UAE Reveals $820 Million Fund to Go to Venus and Launch its Own Satellite

UAE
UAE Unsplash/Saj Shafique

The United Arab Emirates has been reported setting up an $820 million fund to manufacture space satellites and support the country's space program. It has already put a probe into Martian orbit and includes plans to explore space and the planet Venus.

UAE to Fund Satellites and Space Program

According to Bloomberg, UAE's space program will include establishing a national fund with capital of $820 million and launching a national program to develop modern radar satellites.

UAE Ruler Mohammed bin Zayed said the satellites would give 24-hour all-weather earth imaging.

The country's media office said the project would contribute to the UAE's efforts to develop solutions to climate change and improve disaster management and environmental sustainability. The applications will include detecting oil spills, monitoring ships, and search and rescue.

According to The Boston Globe, the Gulf nation's move to fund its space program and satellites will make them the first Arab country to develop a constellation of Synthetic Aperture Radar Satellites.

With plans to go to space and explore the planet Venus in 2029 and land on an asteroid and launch a spacecraft into Martian orbit, the UAE already has the Middle East's most ambitious space program.

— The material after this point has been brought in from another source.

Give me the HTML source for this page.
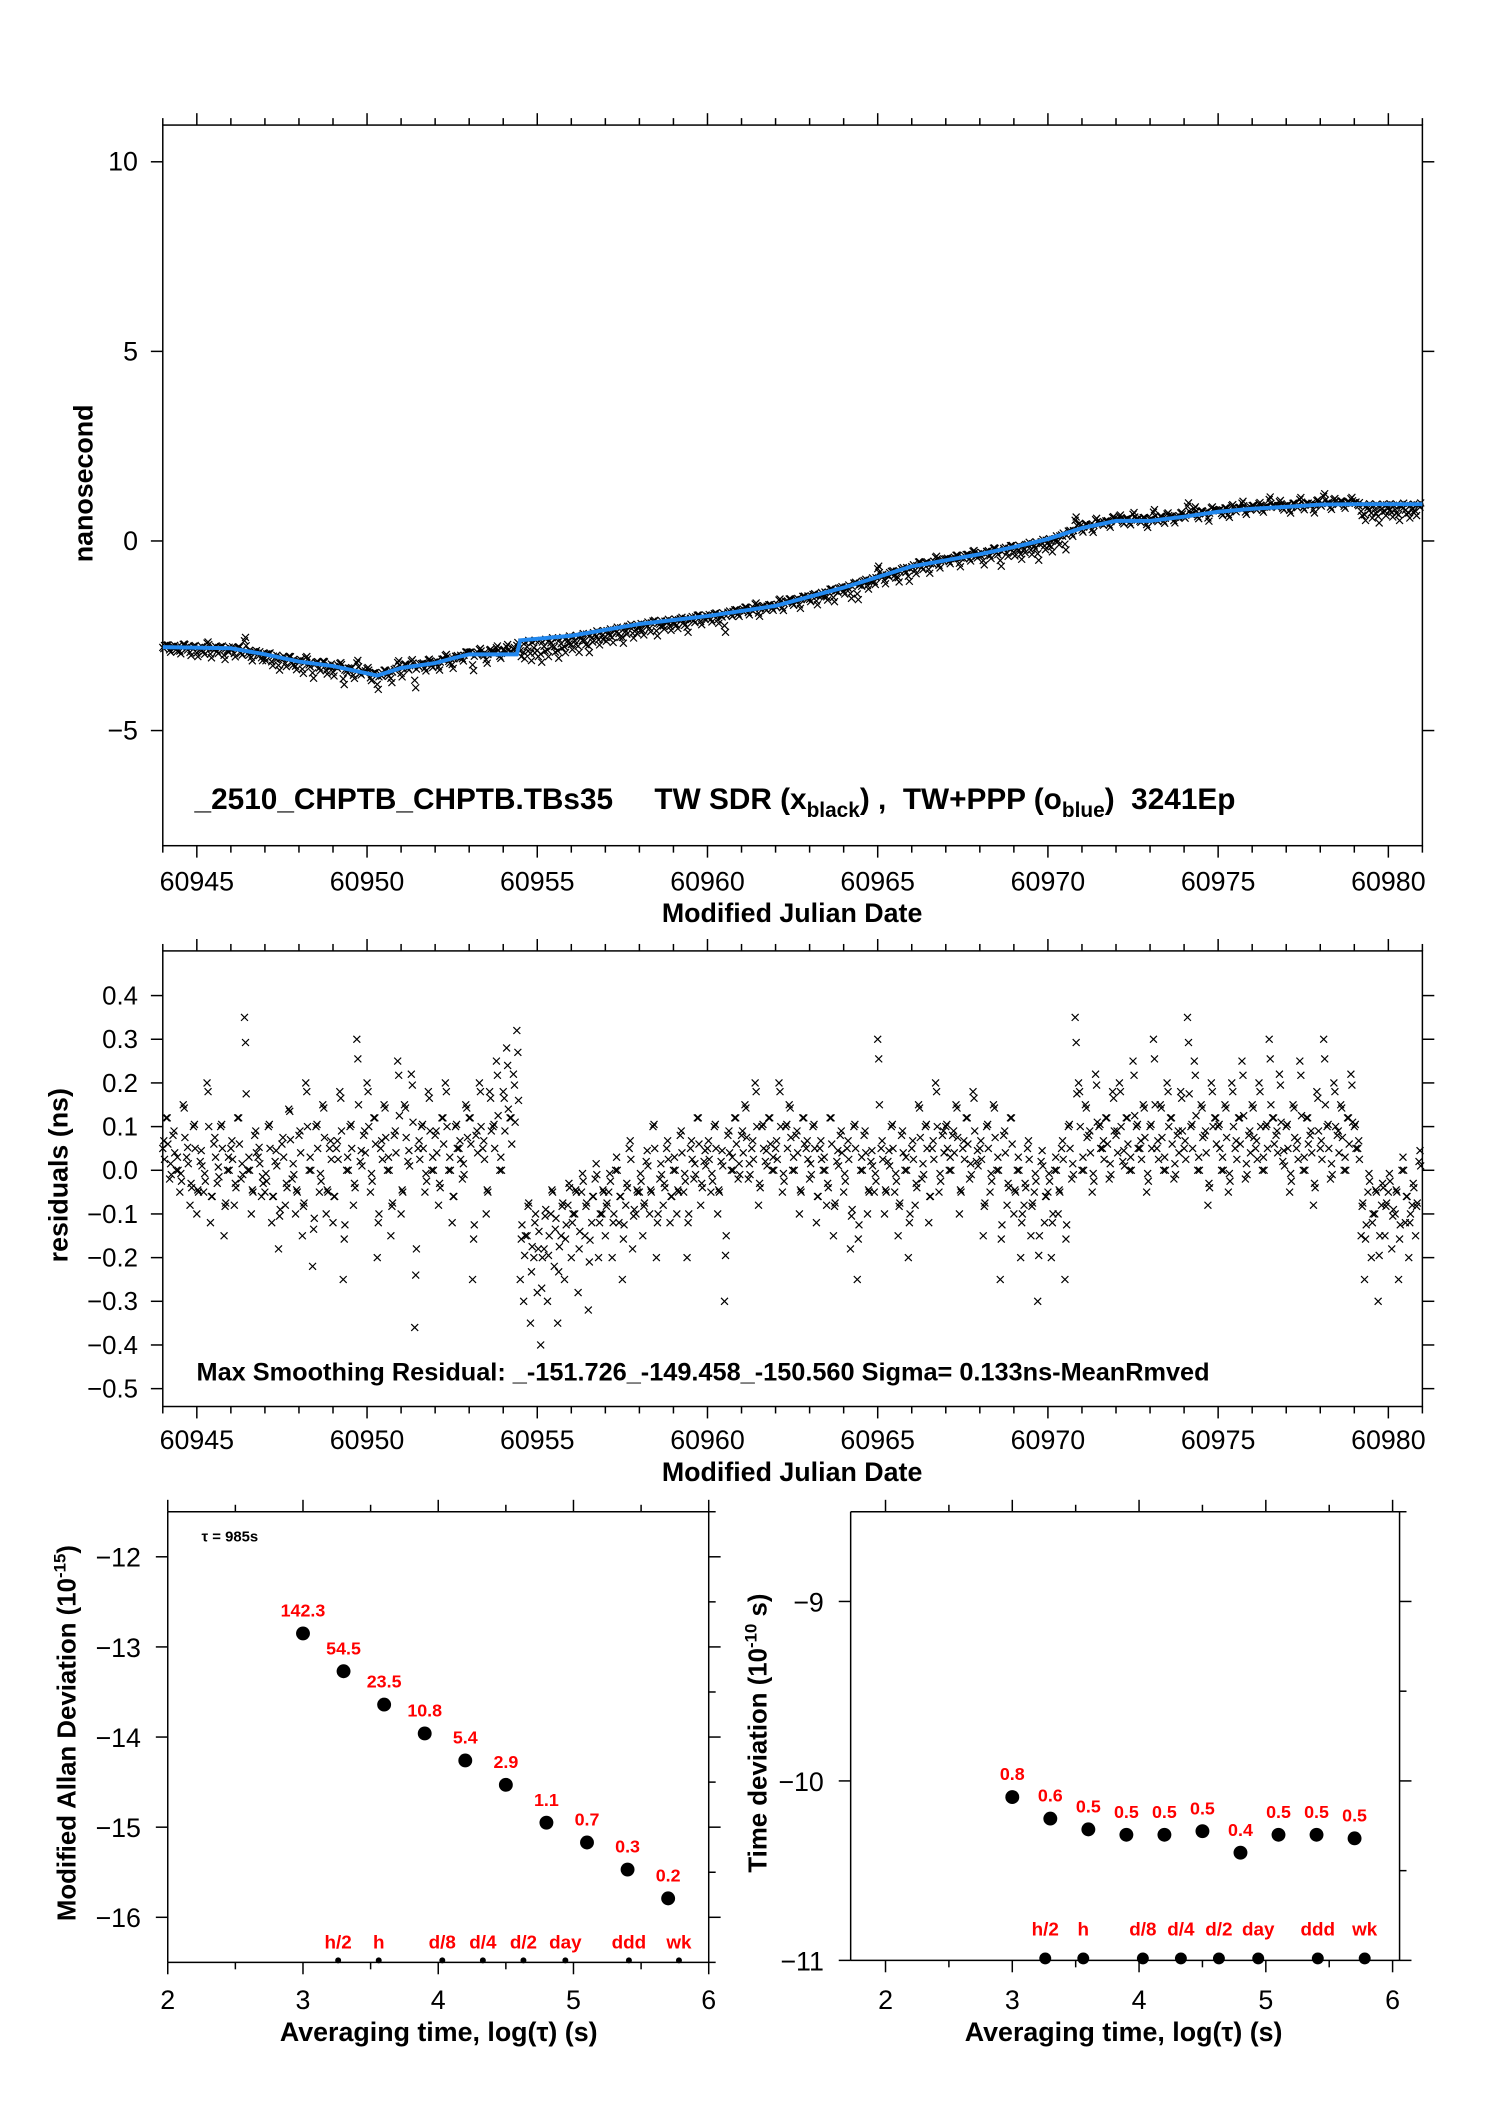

UAE established its space agency in 2014 and the country has sent its first astronaut to the International Space Station in 2019 and plans to send an unmanned spaceship to the moon in 2024.

UAE Space Program First Satellite

In 2018, UAE launched the KhalifaSat from Japan's Tanegashima Space Center. It is the first satellite from UAE that was designed, built, and tested in the country entirely by Emirati scientists and engineers, according to Smithsonian Mag.

The said satellite was assembled for five years at Dubai's Mohammed bin Rashid Space Center or MBRSC, and has garnered five patents and developed a digital camera that rivals some of the most advanced remote-sensing observation satellites that are used today.

The satellite's camera will capture detailed imagery of the Earth to monitor environmental changes.

UAE's Inaugural Astronaut Corps

In 2017, the UAE Space Agency announced the formation of its inaugural astronaut corps. The group were chosen from a pool of more than 4,000 applicants who ranged in age from 17 to 67 and over one third of whom were women.

After the astronauts passed extensive personal and cognitive tests, two were chosen and underwent intensive training in several countries.

The astronauts chosen were 34-year-old military pilot Hazza Al Mansouri and 37-year-old doctor of information technology Sultan Saif Al Neyadi.

The two are set to embark on an eight-day mission to the International Space Station or ISS. They will be the first Arab to venture into space since Sultan bin Salman bin Abdulaziz Al Saud from Saudi Arabia flew on the American STS-5-G Space Shuttle Mission in 1985.

UAE is also working on going to Mars, and the space station created a team to focus on its Hope probe. The group comprises professionals under 35 years old, including Her Excellency Sarah Al Amiri, who is currently in her early 30s.